[Plotting code records]

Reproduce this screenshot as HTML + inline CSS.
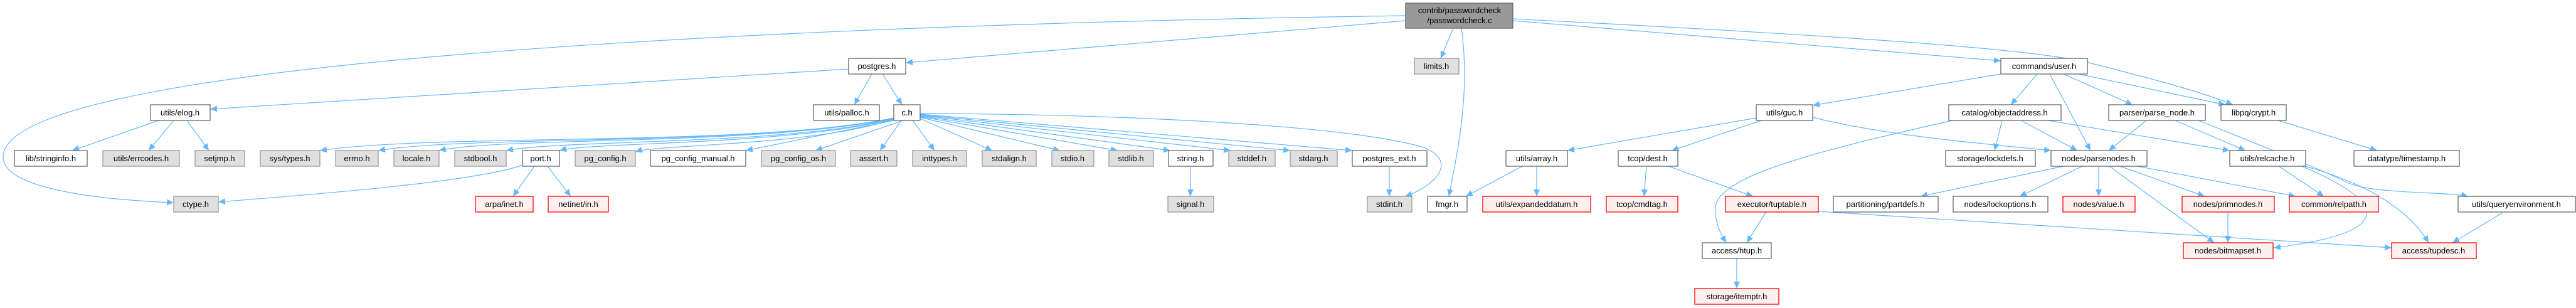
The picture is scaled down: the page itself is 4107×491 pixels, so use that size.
<!DOCTYPE html>
<html><head><meta charset="utf-8"><style>
html,body{margin:0;padding:0;background:#fff;}
svg{display:block;}
text{font-family:"Liberation Sans",sans-serif;font-size:13px;fill:#000;text-anchor:middle;}
.w{fill:#fff;stroke:#666;stroke-width:1.3}
.g{fill:#e0e0e0;stroke:#999;stroke-width:1.3}
.r{fill:#fff0f0;stroke:#f00;stroke-width:1.3}
.k{fill:#999;stroke:#666;stroke-width:1.3}
path.e{fill:none;stroke:#63b8ff;stroke-width:1.2;marker-end:url(#a)}
</style></head><body>
<svg width="4107" height="491" viewBox="0 0 4107 491" xmlns="http://www.w3.org/2000/svg">
<defs><marker id="a" markerUnits="userSpaceOnUse" markerWidth="12" markerHeight="10" refX="11" refY="5" orient="auto"><path d="M0,0 L11,5 L0,10 z" fill="#63b8ff"/></marker></defs>
<g>
<path class="e" d="M2241,25 C1200,40 5,100 5,250 C5,300 150,318 277,323"/>
<path class="e" d="M2241,33 L1444,100"/>
<path class="e" d="M2317,45 L2297,93"/>
<path class="e" d="M2330,45 C2345,150 2322,250 2310,313"/>
<path class="e" d="M2412,33 L3190,97"/>
<path class="e" d="M2412,30 C3000,60 3250,80 3330,100 C3450,130 3520,150 3560,167"/>
<path class="e" d="M1353,110 L335,174"/>
<path class="e" d="M1390,118 L1362,167"/>
<path class="e" d="M1407,118 L1438,167"/>
<path class="e" d="M253,192 L115,240"/>
<path class="e" d="M277,192 L237,240"/>
<path class="e" d="M298,192 L333,240"/>
<path class="e" d="M1425,188 C1200,235 700,212 510,240"/>
<path class="e" d="M1425,188 C1200,234 750,215 603,240"/>
<path class="e" d="M1425,189 C1200,233 800,218 700,240"/>
<path class="e" d="M1425,189 C1250,232 900,222 807,240"/>
<path class="e" d="M1425,190 C1250,232 950,226 892,240"/>
<path class="e" d="M1425,190 C1300,232 1050,230 1013,242"/>
<path class="e" d="M1430,191 L1189,240"/>
<path class="e" d="M1440,192 L1300,240"/>
<path class="e" d="M1437,192 L1403,240"/>
<path class="e" d="M1455,192 L1490,240"/>
<path class="e" d="M1467,189 L1582,240"/>
<path class="e" d="M1467,187 L1690,240"/>
<path class="e" d="M1467,186 L1782,240"/>
<path class="e" d="M1467,185 L1866,240"/>
<path class="e" d="M1467,184 L1962,240"/>
<path class="e" d="M1467,183 L2057,240"/>
<path class="e" d="M1467,182 L2156,240"/>
<path class="e" d="M1467,181 C1800,182 2150,200 2270,235 C2330,260 2280,300 2240,313"/>
<path class="e" d="M833,263 C760,290 500,310 348,322"/>
<path class="e" d="M852,265 L818,313"/>
<path class="e" d="M873,265 L910,313"/>
<path class="e" d="M1898,265 L1898,313"/>
<path class="e" d="M2215,265 L2215,313"/>
<path class="e" d="M3190,118 L2890,168"/>
<path class="e" d="M3248,118 L3206,167"/>
<path class="e" d="M3268,118 L3333,240"/>
<path class="e" d="M3290,118 L3400,167"/>
<path class="e" d="M3314,118 L3548,167"/>
<path class="e" d="M2800,188 L2499,240"/>
<path class="e" d="M2808,192 L2665,240"/>
<path class="e" d="M2890,187 C3000,215 3150,228 3270,240"/>
<path class="e" d="M3113,192 C2900,240 2740,280 2735,330 C2733,355 2745,375 2752,387"/>
<path class="e" d="M2427,265 L2337,313"/>
<path class="e" d="M2450,265 L2450,313"/>
<path class="e" d="M2625,265 L2621,313"/>
<path class="e" d="M2660,265 L2795,313"/>
<path class="e" d="M2815,339 L2785,387"/>
<path class="e" d="M2899,337 L3813,395"/>
<path class="e" d="M2769,412 L2769,460"/>
<path class="e" d="M3192,192 L3180,240"/>
<path class="e" d="M3222,192 L3312,240"/>
<path class="e" d="M3265,192 L3555,240"/>
<path class="e" d="M3422,192 L3362,240"/>
<path class="e" d="M3468,192 L3580,240"/>
<path class="e" d="M3505,192 C3650,250 3700,270 3740,290 S3900,305 3935,313"/>
<path class="e" d="M3632,192 L3790,240"/>
<path class="e" d="M3290,265 L3062,313"/>
<path class="e" d="M3320,265 L3220,313"/>
<path class="e" d="M3346,265 L3346,313"/>
<path class="e" d="M3363,265 L3530,387"/>
<path class="e" d="M3380,265 L3515,313"/>
<path class="e" d="M3408,265 L3660,313"/>
<path class="e" d="M3633,265 L3705,313"/>
<path class="e" d="M3670,265 C3800,320 3830,370 3625,395"/>
<path class="e" d="M3675,265 C3800,300 3850,350 3872,387"/>
<path class="e" d="M3552,339 L3552,387"/>
<path class="e" d="M3990,339 L3910,387"/>
</g>
<g>
<rect class="k" x="2241" y="5" width="171" height="40"/><text x="2327" y="21">contrib/passwordcheck</text><text x="2327" y="37">/passwordcheck.c</text>
<rect class="w" x="1353" y="93" width="91" height="25"/><text x="1398" y="110">postgres.h</text>
<rect class="g" x="2255" y="93" width="71" height="25"/><text x="2290" y="110">limits.h</text>
<rect class="w" x="3190" y="93" width="138" height="25"/><text x="3259" y="110">commands/user.h</text>
<rect class="w" x="240" y="167" width="95" height="25"/><text x="287" y="184">utils/elog.h</text>
<rect class="w" x="1297" y="167" width="105" height="25"/><text x="1350" y="184">utils/palloc.h</text>
<rect class="w" x="1425" y="167" width="42" height="25"/><text x="1446" y="184">c.h</text>
<rect class="w" x="2800" y="167" width="90" height="25"/><text x="2845" y="184">utils/guc.h</text>
<rect class="w" x="3107" y="167" width="179" height="25"/><text x="3196" y="184">catalog/objectaddress.h</text>
<rect class="w" x="3362" y="167" width="154" height="25"/><text x="3439" y="184">parser/parse_node.h</text>
<rect class="w" x="3541" y="167" width="104" height="25"/><text x="3593" y="184">libpq/crypt.h</text>
<rect class="w" x="23" y="240" width="116" height="25"/><text x="81" y="257">lib/stringinfo.h</text>
<rect class="g" x="164" y="240" width="122" height="25"/><text x="225" y="257">utils/errcodes.h</text>
<rect class="g" x="311" y="240" width="79" height="25"/><text x="350" y="257">setjmp.h</text>
<rect class="g" x="415" y="240" width="95" height="25"/><text x="462" y="257">sys/types.h</text>
<rect class="g" x="535" y="240" width="68" height="25"/><text x="569" y="257">errno.h</text>
<rect class="g" x="628" y="240" width="72" height="25"/><text x="664" y="257">locale.h</text>
<rect class="g" x="725" y="240" width="82" height="25"/><text x="766" y="257">stdbool.h</text>
<rect class="w" x="833" y="240" width="59" height="25"/><text x="862" y="257">port.h</text>
<rect class="g" x="917" y="240" width="96" height="25"/><text x="965" y="257">pg_config.h</text>
<rect class="w" x="1037" y="240" width="152" height="25"/><text x="1113" y="257">pg_config_manual.h</text>
<rect class="g" x="1214" y="240" width="118" height="25"/><text x="1273" y="257">pg_config_os.h</text>
<rect class="g" x="1356" y="240" width="74" height="25"/><text x="1393" y="257">assert.h</text>
<rect class="g" x="1455" y="240" width="86" height="25"/><text x="1498" y="257">inttypes.h</text>
<rect class="g" x="1566" y="240" width="86" height="25"/><text x="1609" y="257">stdalign.h</text>
<rect class="g" x="1677" y="240" width="67" height="25"/><text x="1710" y="257">stdio.h</text>
<rect class="g" x="1768" y="240" width="71" height="25"/><text x="1803" y="257">stdlib.h</text>
<rect class="w" x="1863" y="240" width="71" height="25"/><text x="1898" y="257">string.h</text>
<rect class="g" x="1959" y="240" width="74" height="25"/><text x="1996" y="257">stddef.h</text>
<rect class="g" x="2057" y="240" width="75" height="25"/><text x="2094" y="257">stdarg.h</text>
<rect class="w" x="2156" y="240" width="119" height="25"/><text x="2215" y="257">postgres_ext.h</text>
<rect class="w" x="2401" y="240" width="98" height="25"/><text x="2450" y="257">utils/array.h</text>
<rect class="w" x="2580" y="240" width="95" height="25"/><text x="2627" y="257">tcop/dest.h</text>
<rect class="w" x="3102" y="240" width="143" height="25"/><text x="3173" y="257">storage/lockdefs.h</text>
<rect class="w" x="3270" y="240" width="153" height="25"/><text x="3346" y="257">nodes/parsenodes.h</text>
<rect class="w" x="3555" y="240" width="121" height="25"/><text x="3615" y="257">utils/relcache.h</text>
<rect class="w" x="3753" y="240" width="168" height="25"/><text x="3837" y="257">datatype/timestamp.h</text>
<rect class="g" x="277" y="313" width="71" height="25"/><text x="312" y="330">ctype.h</text>
<rect class="r" x="758" y="313" width="92" height="25"/><text x="804" y="330">arpa/inet.h</text>
<rect class="r" x="874" y="313" width="96" height="25"/><text x="922" y="330">netinet/in.h</text>
<rect class="g" x="1862" y="313" width="73" height="25"/><text x="1898" y="330">signal.h</text>
<rect class="g" x="2180" y="313" width="71" height="25"/><text x="2215" y="330">stdint.h</text>
<rect class="w" x="2276" y="313" width="63" height="25"/><text x="2307" y="330">fmgr.h</text>
<rect class="r" x="2364" y="313" width="172" height="25"/><text x="2450" y="330">utils/expandeddatum.h</text>
<rect class="r" x="2561" y="313" width="114" height="25"/><text x="2618" y="330">tcop/cmdtag.h</text>
<rect class="r" x="2751" y="313" width="148" height="25"/><text x="2825" y="330">executor/tuptable.h</text>
<rect class="w" x="2923" y="313" width="167" height="25"/><text x="3006" y="330">partitioning/partdefs.h</text>
<rect class="w" x="3114" y="313" width="151" height="25"/><text x="3189" y="330">nodes/lockoptions.h</text>
<rect class="r" x="3289" y="313" width="115" height="25"/><text x="3346" y="330">nodes/value.h</text>
<rect class="r" x="3479" y="313" width="147" height="25"/><text x="3552" y="330">nodes/primnodes.h</text>
<rect class="r" x="3650" y="313" width="142" height="25"/><text x="3721" y="330">common/relpath.h</text>
<rect class="w" x="3919" y="313" width="187" height="25"/><text x="4012" y="330">utils/queryenvironment.h</text>
<rect class="w" x="2714" y="387" width="110" height="25"/><text x="2769" y="404">access/htup.h</text>
<rect class="r" x="3481" y="387" width="143" height="25"/><text x="3552" y="404">nodes/bitmapset.h</text>
<rect class="r" x="3813" y="387" width="135" height="25"/><text x="3880" y="404">access/tupdesc.h</text>
<rect class="r" x="2702" y="460" width="134" height="25"/><text x="2769" y="477">storage/itemptr.h</text>
</g>
</svg>
</body></html>
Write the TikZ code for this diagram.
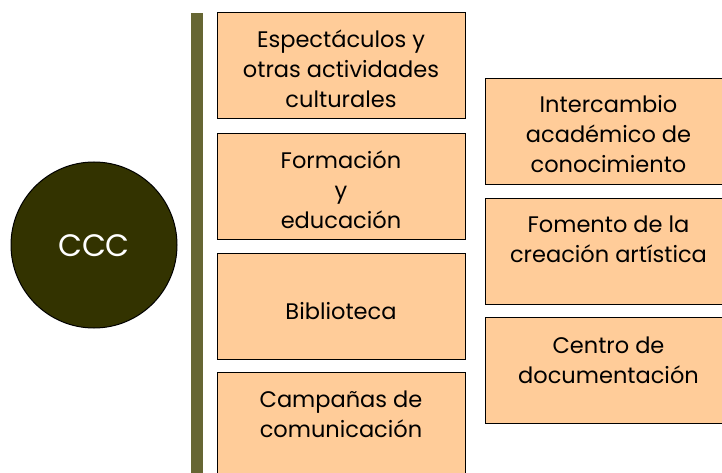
\documentclass[tikz,border=0pt]{standalone}
\usepackage{fontspec}
\setmainfont{Poppins}
\definecolor{peach}{HTML}{FFCC99}
\definecolor{olivedark}{HTML}{333300}
\definecolor{olivebar}{HTML}{666633}
\begin{document}
\begin{tikzpicture}[x=1pt,y=-1pt,
  box/.style={draw=black, line width=1.3pt, fill=peach, minimum width=248pt, minimum height=106pt, inner sep=0pt, anchor=north west},
  txt/.style={align=center, inner sep=0pt, font=\fontsize{22.5}{30}\selectfont},
  hub/.style={circle, draw=black, line width=1pt, fill=olivedark, minimum size=166pt, inner sep=0pt}]
\useasboundingbox (0,0) rectangle (722,473);
\fill[olivebar] (191,13) rectangle (203,480);
\node[hub] (ccc) at (94,245) {};
\node[txt, text=white, font=\fontsize{31}{30}\selectfont] (ccct) at (94,246) {CCC};
% left column
\node[box] (b1) at (217,12) {};
\node[box] (b2) at (217,133) {};
\node[box] (b3) at (217,253) {};
\node[box, minimum height=120pt] (b4) at (217,372) {};
% right column
\node[box] (r1) at (485,78) {};
\node[box] (r2) at (485,198) {};
\node[box] (r3) at (485,317) {};
% texts
\node[txt] (t1) at (341,68.5) {Espectáculos y\\otras actividades\\culturales};
\node[txt] (t2) at (341,190) {Formación\\y\\educación};
\node[txt] (t3) at (341,311) {Biblioteca};
\node[txt] (t4) at (341,414) {Campañas de\\comunicación};
\node[txt] (t5) at (608.5,134.5) {Intercambio\\académico de\\conocimiento};
\node[txt] (t6) at (608.5,239) {Fomento de la\\creación artística};
\node[txt] (t7) at (608.5,360) {Centro de\\documentación};
\end{tikzpicture}
\end{document}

--- INSTRUCTIONS TO FOLLOW ---
Every line containing the string "this" must be listed.

--- TASK SOLUTION ---
Reproduce this screenshot as HTML + inline CSS.
Write the TikZ code for this diagram.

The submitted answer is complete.